Image Courtesy: telegraph.co.uk

This quote suggests the significance of achieving courage in the face of ‘the unknown’, the most important and terrifying ‘enemy’ of human psyche. Fear for ‘the unknown’ is a severe form of fear that does not concern itself with the specific impacts of a harmful opponent, but the unknown repercussions of facing an unseen void.

“Be strong and of good courage, do not fear nor be afraid of them; for the LORD your God, He is the One who goes with you. He will not leave you nor forsake you.” --Deuteronomy 31:6.

This verse from The Holy Bible assures the presence of The Highest Being at the time of facing an adversary. The focus, of course, is on the physical and ‘the known’ adversary. whether the threat is known or unknown, internal or external, within or without, fear always pops up in our minds and makes us feel as if fear is the enemy, as I mentioned in the first paragraph.

Fear is real, courage is only response. The tightening of muscles and the fastening of heartbeats make us realize either we should flee or should take measures for protection. The short story about dreaming spiders and those disgusting creatures crawling over the man’s face was not real. It was just a dream, both within the context of the story and the event that inspired the story. Or so I believed, until today, (5-11-2013) when I found a news item in The Independent.
Image Courtesy: Dr. Wayne W. Dyer

Dr. Wayne W. Dyer suggests in his captivating book You'll See It When You Believe It: The Way to Your Personal Transformation that each individual is part of the great ‘human being’ that spreads throughout the earth, across time and space, and that individuals are not islands, as we normally conceive. In other words, every human being living on this plant, according to Dyer, is a part of the body of the total humanity. The news piece I encountered sounds an eerie proof to this pan human state of being.

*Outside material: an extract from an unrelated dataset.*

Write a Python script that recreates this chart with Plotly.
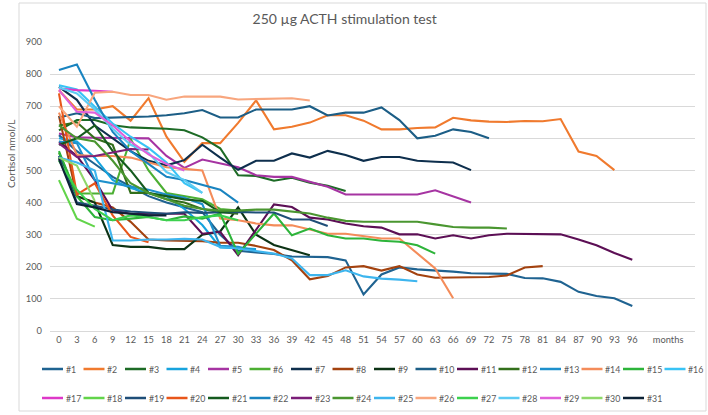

According to The Independent, dated Monday, 04 Nov 2013, Consi Taylor noticed that “dozens of tiny baby spiders were emerging from within the fur and crawling all over her banana.” The newspaper quoted her saying, “they were hatching out on the table, scurrying around on my carpet.” She informed the pest control company, although at the time she was frightened out of her senses. The authorities said that the crawlies were “Brazilian wandering spiders – an arachnid commonly known the “banana spider” and listed as the world’s most venomous by Guinness World Records in 2010.”

The poison of Brazilian wandering spiders is capable of inducing “total loss of muscle control, severe breathing problems, and partial paralysis” and all this resulting in asphyxiation--the condition of extreme decrease in oxygen level in the body.
Image Courtesy: thesun.co.uk

The fear for spiders is totally justifiable, although some of the spiders are rather harmless to humans. Being an arachnophobic, you cannot expect me to be unbiased, by the way. Although the events in the news and my blog post on dreaming spiders were set apart by differences in dates and continents, Ms Taylor from the UK and I from INDIA, the striking similarity in spiders running around all over the place makes these two instances connected. Was I dreaming of what would happen to Consi? Or was Consi living an altered reality portrayed in my short story? The spider babies came out of the banana she was eating at the time. Her fright led her to take the right decision to call for help.

“Be on your guard; stand firm in the faith; be men of courage; be strong.”-- 1 Corinthians 16:13.

As I mentioned, courage is only a response. However, a total absence of fear might cause a total absence of courage as well. In other words, courage is born out of fear. This verse from The Holy Bible suggests the same, when it says “be on your guard” and “stand firm in the faith”. Faith, in the final attainment of courage, is the only channel, the door of hope, in interpreting the message from those hyperactive muscles and fast paced heartbeats, correctly.